I’m riding through the scorching pavements of Louisiana. It’s 2 p.m. I passionately, emotionally and thuggishly listen to Solange as she philosophically elaborates:

“I can’t be a singular expression of myself–there’s too many parts, too many spaces, too many manifestations, too many lines, too many curves, too many troubles, too many journeys, too many mountains, too many rivers, so many.”

I correlate this 5-hour journey with a personal, vulnerable journey. I patiently waited for my touchdown in Houston–directly alluding to my patience during moments where the heavy weight of the world seems to be a strain on my serotonin levels.

I reflect on my journey thus far–a 22-year-old woman of color who lacks certain privileges, yet still attributing to other privileges. I’d struggled with understanding why my journey had ended up this way–from being singled out in school for being black and articulate–as if they were mutually exclusive. And, on the flip side, I was brought up in a college-educated, middle-class, black family who told me to appreciate how knowledge could make a Difference. Identity crisis, much? Should I be proud of who I am and the journey that I’m on, or be an inauthentic version of myself to fulfill a short-term emotional value? The journey is teaching me that there should be enough for everyone.

The Houston-based art show–There Is Enough For Everyone–was curated by two brown men, J. and Mich. Back in 2014, they donated tents and backpacks to the local homeless population under the guise of their company, “Tenativ,” and completed a 150-mile walk from Houston to Austin for a fundraiser supporting homeless youth while living out of their own cars. With vision and empathetic determination to create an authentic showcase of scarcity and abundance of people of color, they created There Is Enough For Everyone to establish awareness of a raw cultural perspective to the general public. Why? Because The Difference comes from caring. Caring means you have to do something, and doing something is the most vibrant of opportunities.

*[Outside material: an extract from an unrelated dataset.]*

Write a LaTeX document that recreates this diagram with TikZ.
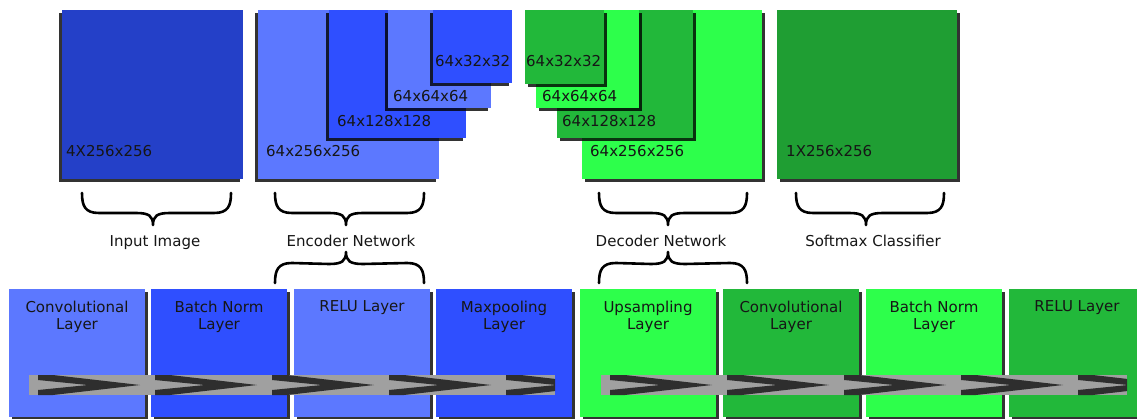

And the empathy that resonates has an impact.

I think about positive representation within my community–we are to be comfortable with oneself enough to be fearless. We are to unapologetically ride the wave of ups and downs. To destigmatize failure within black and brown communities and to be able to look at mistakes as development and pursuit. To have necessary allies. To embrace the parts, spaces, lines, curves, and journeys.